Information supplied –
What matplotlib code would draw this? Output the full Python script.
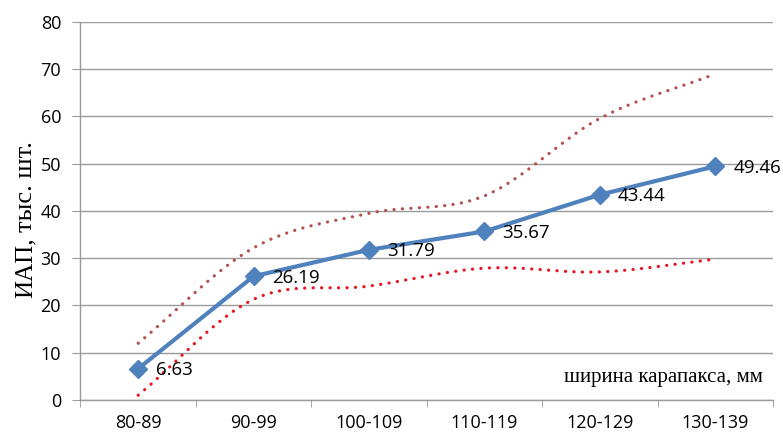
import numpy as np
import matplotlib
matplotlib.use("Agg")
import matplotlib.pyplot as plt

categories = ["80-89", "90-99", "100-109", "110-119", "120-129", "130-139"]
iap = [6.63, 26.19, 31.79, 35.67, 43.44, 49.46]
upper = [12.0, 32.2, 39.5, 43.2, 59.6, 69.0]
lower = [1.0, 21.3, 24.1, 27.9, 27.1, 29.8]

BLUE = "#4f81bd"
UPPER_C = "#b5504f"
LOWER_C = "#e8141f"
GRID = "#9a9a9a"


def smooth(xs, ys, n=40):
    # Catmull-Rom through the points, like Excel's "smoothed line"
    xs = np.asarray(xs, float); ys = np.asarray(ys, float)
    px = np.concatenate([[2*xs[0]-xs[1]], xs, [2*xs[-1]-xs[-2]]])
    py = np.concatenate([[2*ys[0]-ys[1]], ys, [2*ys[-1]-ys[-2]]])
    ox, oy = [], []
    t = np.linspace(0, 1, n, endpoint=False)
    for i in range(1, len(px)-2):
        for p, out in ((px, ox), (py, oy)):
            p0, p1, p2, p3 = p[i-1], p[i], p[i+1], p[i+2]
            out.extend(0.5*((2*p1) + (-p0+p2)*t + (2*p0-5*p1+4*p2-p3)*t**2
                            + (-p0+3*p1-3*p2+p3)*t**3))
    ox.append(xs[-1]); oy.append(ys[-1])
    return np.array(ox), np.array(oy)


fig = plt.figure(figsize=(7.83, 4.37), dpi=100)
ax = fig.add_axes([0.1028, 0.0847, 0.8844, 0.865])

x = np.arange(len(categories))
ux, uy = smooth(x, upper)
lx, ly = smooth(x, lower)
dots = (0, (0.05, 2.6))
ax.plot(ux, uy, color=UPPER_C, lw=2.3, ls=dots, dash_capstyle="round", zorder=3)
ax.plot(lx, ly, color=LOWER_C, lw=2.3, ls=dots, dash_capstyle="round", zorder=3)
ax.plot(x, iap, color=BLUE, lw=3.0, marker="D", ms=9, zorder=4)
for xi, v in zip(x, iap):
    ax.annotate(f"{v:.2f}", xy=(xi, v), xytext=(13, -1), textcoords="offset points",
                ha="left", va="center", fontsize=13.5, family="Open Sans", color="black",
                zorder=5)

ax.set_xlim(-0.5, len(categories)-0.5)
ax.set_ylim(0, 80)
ax.set_yticks(range(0, 81, 10))
ax.set_xticks(x)
ax.set_xticklabels(categories)
ax.set_xticks(np.arange(-0.5, len(categories), 1), minor=True)
ax.tick_params(axis="x", which="major", length=0, pad=10)
ax.tick_params(axis="x", which="minor", length=5, color=GRID, direction="out")
ax.tick_params(axis="y", length=6, color=GRID, direction="out", pad=8)
for lab in ax.get_xticklabels() + ax.get_yticklabels():
    lab.set_fontfamily("Open Sans")
    lab.set_fontsize(13)
    lab.set_color("black")
ax.grid(axis="y", color=GRID, lw=1.0)
ax.set_axisbelow(True)
for side in ("top", "right"):
    ax.spines[side].set_visible(False)
ax.spines["left"].set_color(GRID)
ax.spines["bottom"].set_color(GRID)
ax.spines["left"].set_linewidth(1.0)
ax.spines["bottom"].set_linewidth(1.0)

# y-axis title, two parts sharing one baseline
fig.text(32/783, 1-268/437, "ИАП,", rotation=90, rotation_mode="anchor",
         ha="center", va="baseline", family="Liberation Serif", fontsize=18)
fig.text(32/783, 1-187/437, "тыс. шт.", rotation=90, rotation_mode="anchor",
         ha="center", va="baseline", family="Liberation Serif", fontsize=19)
ax.text(0.985, 0.06, "ширина карапакса, мм", transform=ax.transAxes, ha="right",
        va="center", family="Liberation Serif", fontsize=15)

fig.savefig("out.png", dpi=100)
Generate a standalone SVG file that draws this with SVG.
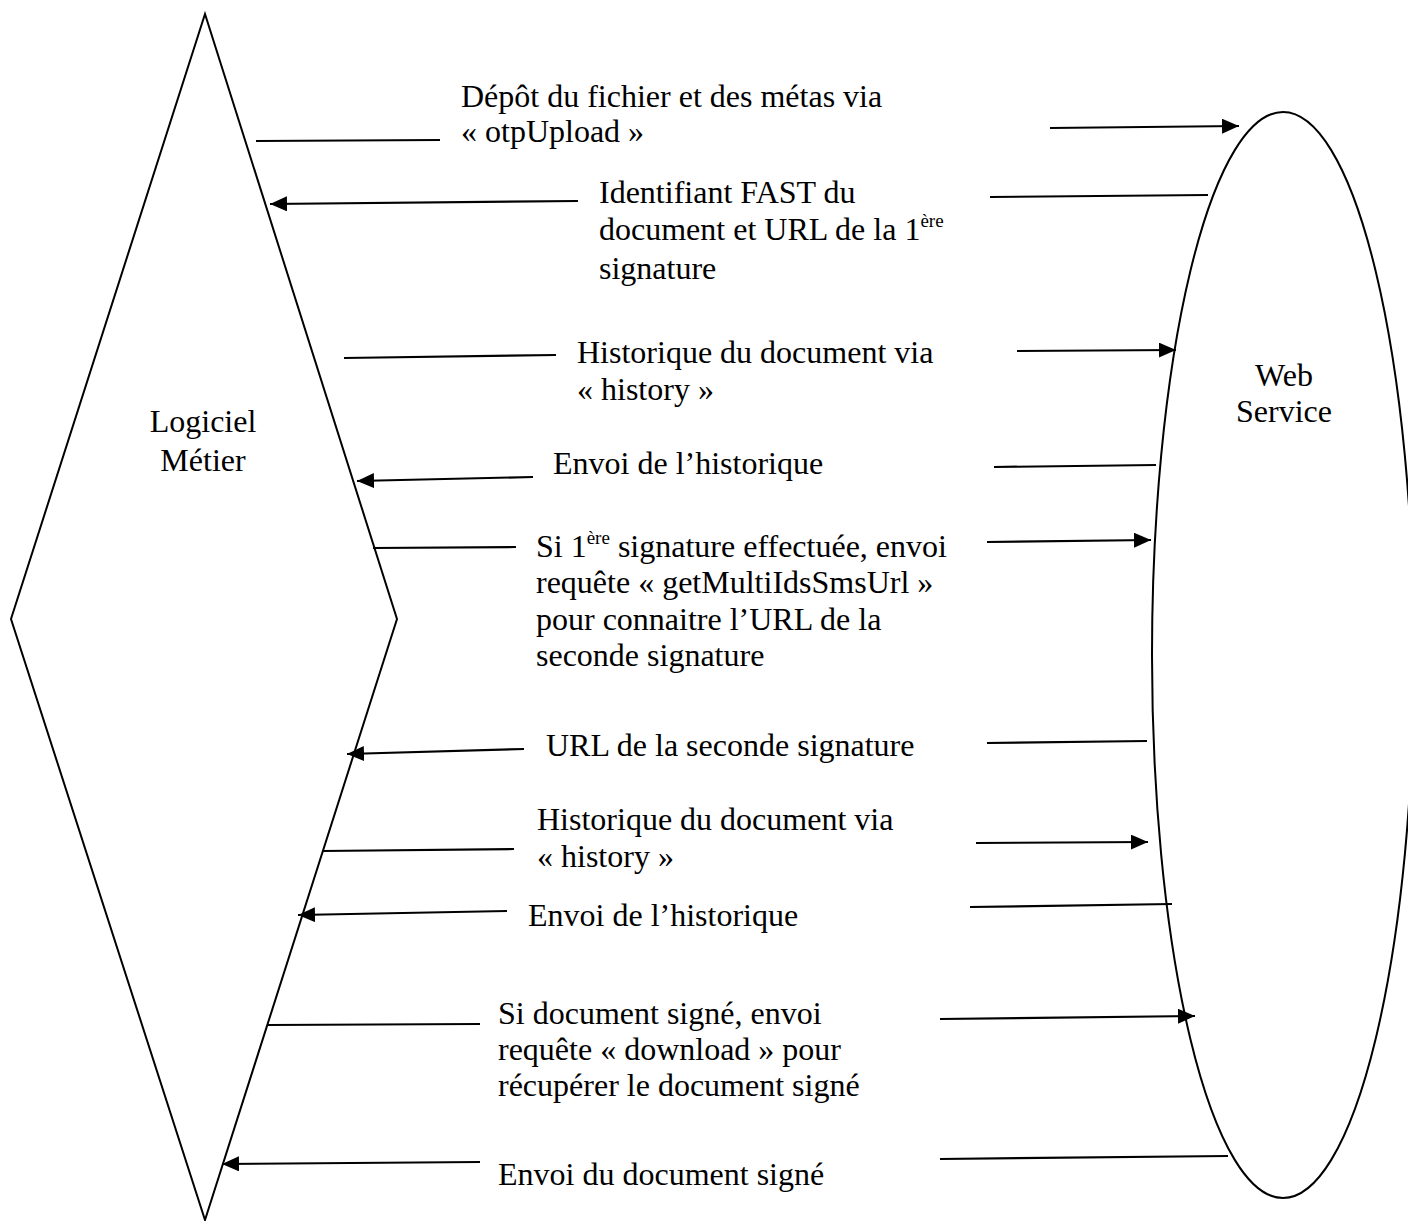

Instructions to follow – Reproduce the listing word for word and omit its pictures.

Correct output –
What matplotlib code would draw this? Output the full Python script.
import numpy as np
import matplotlib
matplotlib.use("Agg")
import matplotlib.pyplot as plt

categories = ["80-89", "90-99", "100-109", "110-119", "120-129", "130-139"]
iap = [6.63, 26.19, 31.79, 35.67, 43.44, 49.46]
upper = [12.0, 32.2, 39.5, 43.2, 59.6, 69.0]
lower = [1.0, 21.3, 24.1, 27.9, 27.1, 29.8]

BLUE = "#4f81bd"
UPPER_C = "#b5504f"
LOWER_C = "#e8141f"
GRID = "#9a9a9a"


def smooth(xs, ys, n=40):
    # Catmull-Rom through the points, like Excel's "smoothed line"
    xs = np.asarray(xs, float); ys = np.asarray(ys, float)
    px = np.concatenate([[2*xs[0]-xs[1]], xs, [2*xs[-1]-xs[-2]]])
    py = np.concatenate([[2*ys[0]-ys[1]], ys, [2*ys[-1]-ys[-2]]])
    ox, oy = [], []
    t = np.linspace(0, 1, n, endpoint=False)
    for i in range(1, len(px)-2):
        for p, out in ((px, ox), (py, oy)):
            p0, p1, p2, p3 = p[i-1], p[i], p[i+1], p[i+2]
            out.extend(0.5*((2*p1) + (-p0+p2)*t + (2*p0-5*p1+4*p2-p3)*t**2
                            + (-p0+3*p1-3*p2+p3)*t**3))
    ox.append(xs[-1]); oy.append(ys[-1])
    return np.array(ox), np.array(oy)


fig = plt.figure(figsize=(7.83, 4.37), dpi=100)
ax = fig.add_axes([0.1028, 0.0847, 0.8844, 0.865])

x = np.arange(len(categories))
ux, uy = smooth(x, upper)
lx, ly = smooth(x, lower)
dots = (0, (0.05, 2.6))
ax.plot(ux, uy, color=UPPER_C, lw=2.3, ls=dots, dash_capstyle="round", zorder=3)
ax.plot(lx, ly, color=LOWER_C, lw=2.3, ls=dots, dash_capstyle="round", zorder=3)
ax.plot(x, iap, color=BLUE, lw=3.0, marker="D", ms=9, zorder=4)
for xi, v in zip(x, iap):
    ax.annotate(f"{v:.2f}", xy=(xi, v), xytext=(13, -1), textcoords="offset points",
                ha="left", va="center", fontsize=13.5, family="Open Sans", color="black",
                zorder=5)

ax.set_xlim(-0.5, len(categories)-0.5)
ax.set_ylim(0, 80)
ax.set_yticks(range(0, 81, 10))
ax.set_xticks(x)
ax.set_xticklabels(categories)
ax.set_xticks(np.arange(-0.5, len(categories), 1), minor=True)
ax.tick_params(axis="x", which="major", length=0, pad=10)
ax.tick_params(axis="x", which="minor", length=5, color=GRID, direction="out")
ax.tick_params(axis="y", length=6, color=GRID, direction="out", pad=8)
for lab in ax.get_xticklabels() + ax.get_yticklabels():
    lab.set_fontfamily("Open Sans")
    lab.set_fontsize(13)
    lab.set_color("black")
ax.grid(axis="y", color=GRID, lw=1.0)
ax.set_axisbelow(True)
for side in ("top", "right"):
    ax.spines[side].set_visible(False)
ax.spines["left"].set_color(GRID)
ax.spines["bottom"].set_color(GRID)
ax.spines["left"].set_linewidth(1.0)
ax.spines["bottom"].set_linewidth(1.0)

# y-axis title, two parts sharing one baseline
fig.text(32/783, 1-268/437, "ИАП,", rotation=90, rotation_mode="anchor",
         ha="center", va="baseline", family="Liberation Serif", fontsize=18)
fig.text(32/783, 1-187/437, "тыс. шт.", rotation=90, rotation_mode="anchor",
         ha="center", va="baseline", family="Liberation Serif", fontsize=19)
ax.text(0.985, 0.06, "ширина карапакса, мм", transform=ax.transAxes, ha="right",
        va="center", family="Liberation Serif", fontsize=15)

fig.savefig("out.png", dpi=100)
Generate a standalone SVG file that draws this with SVG.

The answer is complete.